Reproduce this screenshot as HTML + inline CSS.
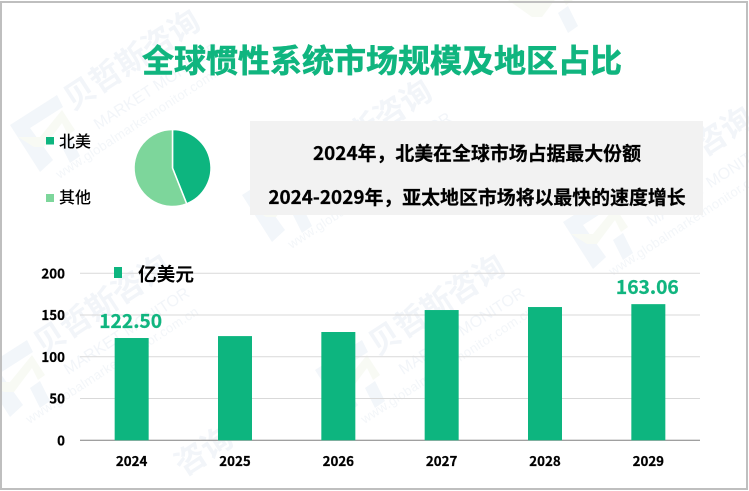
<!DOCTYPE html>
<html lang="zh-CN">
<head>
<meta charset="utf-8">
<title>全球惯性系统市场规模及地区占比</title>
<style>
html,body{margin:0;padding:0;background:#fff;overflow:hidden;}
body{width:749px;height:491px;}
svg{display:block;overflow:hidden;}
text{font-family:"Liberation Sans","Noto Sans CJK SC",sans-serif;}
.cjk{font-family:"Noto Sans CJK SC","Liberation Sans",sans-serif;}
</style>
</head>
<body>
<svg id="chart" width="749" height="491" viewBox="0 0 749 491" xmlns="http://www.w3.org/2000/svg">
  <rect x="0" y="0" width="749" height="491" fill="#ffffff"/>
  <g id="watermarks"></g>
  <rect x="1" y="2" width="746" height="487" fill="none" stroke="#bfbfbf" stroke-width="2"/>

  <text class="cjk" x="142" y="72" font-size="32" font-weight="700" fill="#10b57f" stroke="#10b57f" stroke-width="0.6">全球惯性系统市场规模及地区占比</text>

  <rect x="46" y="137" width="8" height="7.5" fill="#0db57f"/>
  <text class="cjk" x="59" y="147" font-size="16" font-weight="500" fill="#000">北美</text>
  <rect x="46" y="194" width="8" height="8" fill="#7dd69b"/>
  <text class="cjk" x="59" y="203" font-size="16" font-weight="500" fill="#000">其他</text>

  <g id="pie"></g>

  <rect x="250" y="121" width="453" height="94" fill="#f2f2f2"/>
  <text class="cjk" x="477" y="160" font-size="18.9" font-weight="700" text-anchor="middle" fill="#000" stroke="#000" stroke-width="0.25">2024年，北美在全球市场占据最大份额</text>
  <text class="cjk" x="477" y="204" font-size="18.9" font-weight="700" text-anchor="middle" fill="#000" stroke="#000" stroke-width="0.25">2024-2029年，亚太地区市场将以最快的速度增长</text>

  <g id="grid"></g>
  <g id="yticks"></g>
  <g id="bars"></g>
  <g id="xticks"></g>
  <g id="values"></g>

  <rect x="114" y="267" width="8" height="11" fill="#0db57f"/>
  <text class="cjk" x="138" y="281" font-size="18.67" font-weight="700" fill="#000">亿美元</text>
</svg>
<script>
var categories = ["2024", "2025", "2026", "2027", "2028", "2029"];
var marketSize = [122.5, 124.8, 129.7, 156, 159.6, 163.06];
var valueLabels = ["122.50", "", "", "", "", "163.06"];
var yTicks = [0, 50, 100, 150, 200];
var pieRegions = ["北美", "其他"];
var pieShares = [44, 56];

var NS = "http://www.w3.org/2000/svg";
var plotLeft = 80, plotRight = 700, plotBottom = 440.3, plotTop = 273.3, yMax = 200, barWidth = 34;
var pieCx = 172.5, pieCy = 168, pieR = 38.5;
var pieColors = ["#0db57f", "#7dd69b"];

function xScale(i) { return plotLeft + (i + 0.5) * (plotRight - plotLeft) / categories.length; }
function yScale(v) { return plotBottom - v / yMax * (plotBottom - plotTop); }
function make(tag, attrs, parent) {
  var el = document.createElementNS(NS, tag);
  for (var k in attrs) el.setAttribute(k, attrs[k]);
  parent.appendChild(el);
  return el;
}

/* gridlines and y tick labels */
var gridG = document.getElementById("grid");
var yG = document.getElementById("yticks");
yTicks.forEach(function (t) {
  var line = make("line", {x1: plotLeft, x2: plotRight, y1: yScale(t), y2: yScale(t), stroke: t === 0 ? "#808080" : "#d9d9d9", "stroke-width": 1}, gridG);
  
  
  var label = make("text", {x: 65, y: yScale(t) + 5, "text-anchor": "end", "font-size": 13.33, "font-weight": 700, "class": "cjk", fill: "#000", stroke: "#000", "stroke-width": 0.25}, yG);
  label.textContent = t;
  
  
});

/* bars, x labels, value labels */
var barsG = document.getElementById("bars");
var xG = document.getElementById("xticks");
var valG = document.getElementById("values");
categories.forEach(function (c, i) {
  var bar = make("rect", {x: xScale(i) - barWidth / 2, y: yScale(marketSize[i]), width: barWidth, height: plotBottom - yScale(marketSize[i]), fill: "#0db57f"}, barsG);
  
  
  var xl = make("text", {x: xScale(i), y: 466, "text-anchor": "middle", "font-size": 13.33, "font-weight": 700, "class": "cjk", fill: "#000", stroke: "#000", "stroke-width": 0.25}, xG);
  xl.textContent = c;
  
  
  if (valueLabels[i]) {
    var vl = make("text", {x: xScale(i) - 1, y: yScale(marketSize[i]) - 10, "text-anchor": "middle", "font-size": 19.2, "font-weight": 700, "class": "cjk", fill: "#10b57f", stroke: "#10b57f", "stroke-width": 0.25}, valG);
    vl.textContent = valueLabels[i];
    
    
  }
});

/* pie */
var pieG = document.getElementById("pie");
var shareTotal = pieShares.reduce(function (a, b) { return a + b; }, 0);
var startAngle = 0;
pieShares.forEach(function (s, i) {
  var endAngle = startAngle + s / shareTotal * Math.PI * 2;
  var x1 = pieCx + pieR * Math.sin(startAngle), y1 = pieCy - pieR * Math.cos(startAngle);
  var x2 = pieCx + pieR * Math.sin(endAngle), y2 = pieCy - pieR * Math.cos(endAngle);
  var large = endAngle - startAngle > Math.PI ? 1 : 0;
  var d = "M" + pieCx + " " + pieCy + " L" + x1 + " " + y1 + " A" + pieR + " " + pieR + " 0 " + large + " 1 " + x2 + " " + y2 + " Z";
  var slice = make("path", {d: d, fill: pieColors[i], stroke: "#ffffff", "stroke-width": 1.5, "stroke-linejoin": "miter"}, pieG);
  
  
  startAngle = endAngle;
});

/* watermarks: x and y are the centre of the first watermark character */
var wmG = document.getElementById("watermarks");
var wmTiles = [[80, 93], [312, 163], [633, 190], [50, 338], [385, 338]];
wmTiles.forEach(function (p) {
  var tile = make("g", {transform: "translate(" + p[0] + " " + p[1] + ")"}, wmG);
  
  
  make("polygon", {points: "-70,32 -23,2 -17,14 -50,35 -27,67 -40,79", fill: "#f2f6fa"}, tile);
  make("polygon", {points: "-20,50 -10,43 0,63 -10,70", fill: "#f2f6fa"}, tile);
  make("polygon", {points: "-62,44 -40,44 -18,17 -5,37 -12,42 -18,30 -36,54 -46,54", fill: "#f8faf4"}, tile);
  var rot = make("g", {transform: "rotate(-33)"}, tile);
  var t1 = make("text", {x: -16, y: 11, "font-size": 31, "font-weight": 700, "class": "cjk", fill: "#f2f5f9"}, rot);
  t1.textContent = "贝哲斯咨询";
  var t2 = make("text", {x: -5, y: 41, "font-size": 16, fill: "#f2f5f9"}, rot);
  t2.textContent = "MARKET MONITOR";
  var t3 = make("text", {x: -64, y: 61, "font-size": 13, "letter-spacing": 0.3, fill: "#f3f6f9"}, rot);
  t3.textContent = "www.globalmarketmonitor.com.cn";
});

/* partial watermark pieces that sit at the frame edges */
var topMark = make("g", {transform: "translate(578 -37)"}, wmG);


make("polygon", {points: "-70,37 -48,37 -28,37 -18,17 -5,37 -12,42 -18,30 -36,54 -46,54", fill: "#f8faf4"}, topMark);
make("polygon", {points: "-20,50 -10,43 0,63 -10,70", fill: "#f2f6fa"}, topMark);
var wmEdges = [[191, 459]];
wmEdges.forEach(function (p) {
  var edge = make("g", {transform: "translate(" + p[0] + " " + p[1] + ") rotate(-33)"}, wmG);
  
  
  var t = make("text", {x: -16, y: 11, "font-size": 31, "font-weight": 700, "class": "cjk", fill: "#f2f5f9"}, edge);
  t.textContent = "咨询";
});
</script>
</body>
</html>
....................
WHAT NEEDS TO BE DONE>
Skip the pictures, then retype every line above exactly.

FULL RESPONSE>
Reproduce this screenshot as HTML + inline CSS.
<!DOCTYPE html>
<html lang="zh-CN">
<head>
<meta charset="utf-8">
<title>全球惯性系统市场规模及地区占比</title>
<style>
html,body{margin:0;padding:0;background:#fff;overflow:hidden;}
body{width:749px;height:491px;}
svg{display:block;overflow:hidden;}
text{font-family:"Liberation Sans","Noto Sans CJK SC",sans-serif;}
.cjk{font-family:"Noto Sans CJK SC","Liberation Sans",sans-serif;}
</style>
</head>
<body>
<svg id="chart" width="749" height="491" viewBox="0 0 749 491" xmlns="http://www.w3.org/2000/svg">
  <rect x="0" y="0" width="749" height="491" fill="#ffffff"/>
  <g id="watermarks"></g>
  <rect x="1" y="2" width="746" height="487" fill="none" stroke="#bfbfbf" stroke-width="2"/>

  <text class="cjk" x="142" y="72" font-size="32" font-weight="700" fill="#10b57f" stroke="#10b57f" stroke-width="0.6">全球惯性系统市场规模及地区占比</text>

  <rect x="46" y="137" width="8" height="7.5" fill="#0db57f"/>
  <text class="cjk" x="59" y="147" font-size="16" font-weight="500" fill="#000">北美</text>
  <rect x="46" y="194" width="8" height="8" fill="#7dd69b"/>
  <text class="cjk" x="59" y="203" font-size="16" font-weight="500" fill="#000">其他</text>

  <g id="pie"></g>

  <rect x="250" y="121" width="453" height="94" fill="#f2f2f2"/>
  <text class="cjk" x="477" y="160" font-size="18.9" font-weight="700" text-anchor="middle" fill="#000" stroke="#000" stroke-width="0.25">2024年，北美在全球市场占据最大份额</text>
  <text class="cjk" x="477" y="204" font-size="18.9" font-weight="700" text-anchor="middle" fill="#000" stroke="#000" stroke-width="0.25">2024-2029年，亚太地区市场将以最快的速度增长</text>

  <g id="grid"></g>
  <g id="yticks"></g>
  <g id="bars"></g>
  <g id="xticks"></g>
  <g id="values"></g>

  <rect x="114" y="267" width="8" height="11" fill="#0db57f"/>
  <text class="cjk" x="138" y="281" font-size="18.67" font-weight="700" fill="#000">亿美元</text>
</svg>
<script>
var categories = ["2024", "2025", "2026", "2027", "2028", "2029"];
var marketSize = [122.5, 124.8, 129.7, 156, 159.6, 163.06];
var valueLabels = ["122.50", "", "", "", "", "163.06"];
var yTicks = [0, 50, 100, 150, 200];
var pieRegions = ["北美", "其他"];
var pieShares = [44, 56];

var NS = "http://www.w3.org/2000/svg";
var plotLeft = 80, plotRight = 700, plotBottom = 440.3, plotTop = 273.3, yMax = 200, barWidth = 34;
var pieCx = 172.5, pieCy = 168, pieR = 38.5;
var pieColors = ["#0db57f", "#7dd69b"];

function xScale(i) { return plotLeft + (i + 0.5) * (plotRight - plotLeft) / categories.length; }
function yScale(v) { return plotBottom - v / yMax * (plotBottom - plotTop); }
function make(tag, attrs, parent) {
  var el = document.createElementNS(NS, tag);
  for (var k in attrs) el.setAttribute(k, attrs[k]);
  parent.appendChild(el);
  return el;
}

/* gridlines and y tick labels */
var gridG = document.getElementById("grid");
var yG = document.getElementById("yticks");
yTicks.forEach(function (t) {
  var line = make("line", {x1: plotLeft, x2: plotRight, y1: yScale(t), y2: yScale(t), stroke: t === 0 ? "#808080" : "#d9d9d9", "stroke-width": 1}, gridG);
  
  
  var label = make("text", {x: 65, y: yScale(t) + 5, "text-anchor": "end", "font-size": 13.33, "font-weight": 700, "class": "cjk", fill: "#000", stroke: "#000", "stroke-width": 0.25}, yG);
  label.textContent = t;
  
  
});

/* bars, x labels, value labels */
var barsG = document.getElementById("bars");
var xG = document.getElementById("xticks");
var valG = document.getElementById("values");
categories.forEach(function (c, i) {
  var bar = make("rect", {x: xScale(i) - barWidth / 2, y: yScale(marketSize[i]), width: barWidth, height: plotBottom - yScale(marketSize[i]), fill: "#0db57f"}, barsG);
  
  
  var xl = make("text", {x: xScale(i), y: 466, "text-anchor": "middle", "font-size": 13.33, "font-weight": 700, "class": "cjk", fill: "#000", stroke: "#000", "stroke-width": 0.25}, xG);
  xl.textContent = c;
  
  
  if (valueLabels[i]) {
    var vl = make("text", {x: xScale(i) - 1, y: yScale(marketSize[i]) - 10, "text-anchor": "middle", "font-size": 19.2, "font-weight": 700, "class": "cjk", fill: "#10b57f", stroke: "#10b57f", "stroke-width": 0.25}, valG);
    vl.textContent = valueLabels[i];
    
    
  }
});

/* pie */
var pieG = document.getElementById("pie");
var shareTotal = pieShares.reduce(function (a, b) { return a + b; }, 0);
var startAngle = 0;
pieShares.forEach(function (s, i) {
  var endAngle = startAngle + s / shareTotal * Math.PI * 2;
  var x1 = pieCx + pieR * Math.sin(startAngle), y1 = pieCy - pieR * Math.cos(startAngle);
  var x2 = pieCx + pieR * Math.sin(endAngle), y2 = pieCy - pieR * Math.cos(endAngle);
  var large = endAngle - startAngle > Math.PI ? 1 : 0;
  var d = "M" + pieCx + " " + pieCy + " L" + x1 + " " + y1 + " A" + pieR + " " + pieR + " 0 " + large + " 1 " + x2 + " " + y2 + " Z";
  var slice = make("path", {d: d, fill: pieColors[i], stroke: "#ffffff", "stroke-width": 1.5, "stroke-linejoin": "miter"}, pieG);
  
  
  startAngle = endAngle;
});

/* watermarks: x and y are the centre of the first watermark character */
var wmG = document.getElementById("watermarks");
var wmTiles = [[80, 93], [312, 163], [633, 190], [50, 338], [385, 338]];
wmTiles.forEach(function (p) {
  var tile = make("g", {transform: "translate(" + p[0] + " " + p[1] + ")"}, wmG);
  
  
  make("polygon", {points: "-70,32 -23,2 -17,14 -50,35 -27,67 -40,79", fill: "#f2f6fa"}, tile);
  make("polygon", {points: "-20,50 -10,43 0,63 -10,70", fill: "#f2f6fa"}, tile);
  make("polygon", {points: "-62,44 -40,44 -18,17 -5,37 -12,42 -18,30 -36,54 -46,54", fill: "#f8faf4"}, tile);
  var rot = make("g", {transform: "rotate(-33)"}, tile);
  var t1 = make("text", {x: -16, y: 11, "font-size": 31, "font-weight": 700, "class": "cjk", fill: "#f2f5f9"}, rot);
  t1.textContent = "贝哲斯咨询";
  var t2 = make("text", {x: -5, y: 41, "font-size": 16, fill: "#f2f5f9"}, rot);
  t2.textContent = "MARKET MONITOR";
  var t3 = make("text", {x: -64, y: 61, "font-size": 13, "letter-spacing": 0.3, fill: "#f3f6f9"}, rot);
  t3.textContent = "www.globalmarketmonitor.com.cn";
});

/* partial watermark pieces that sit at the frame edges */
var topMark = make("g", {transform: "translate(578 -37)"}, wmG);


make("polygon", {points: "-70,37 -48,37 -28,37 -18,17 -5,37 -12,42 -18,30 -36,54 -46,54", fill: "#f8faf4"}, topMark);
make("polygon", {points: "-20,50 -10,43 0,63 -10,70", fill: "#f2f6fa"}, topMark);
var wmEdges = [[191, 459]];
wmEdges.forEach(function (p) {
  var edge = make("g", {transform: "translate(" + p[0] + " " + p[1] + ") rotate(-33)"}, wmG);
  
  
  var t = make("text", {x: -16, y: 11, "font-size": 31, "font-weight": 700, "class": "cjk", fill: "#f2f5f9"}, edge);
  t.textContent = "咨询";
});
</script>
</body>
</html>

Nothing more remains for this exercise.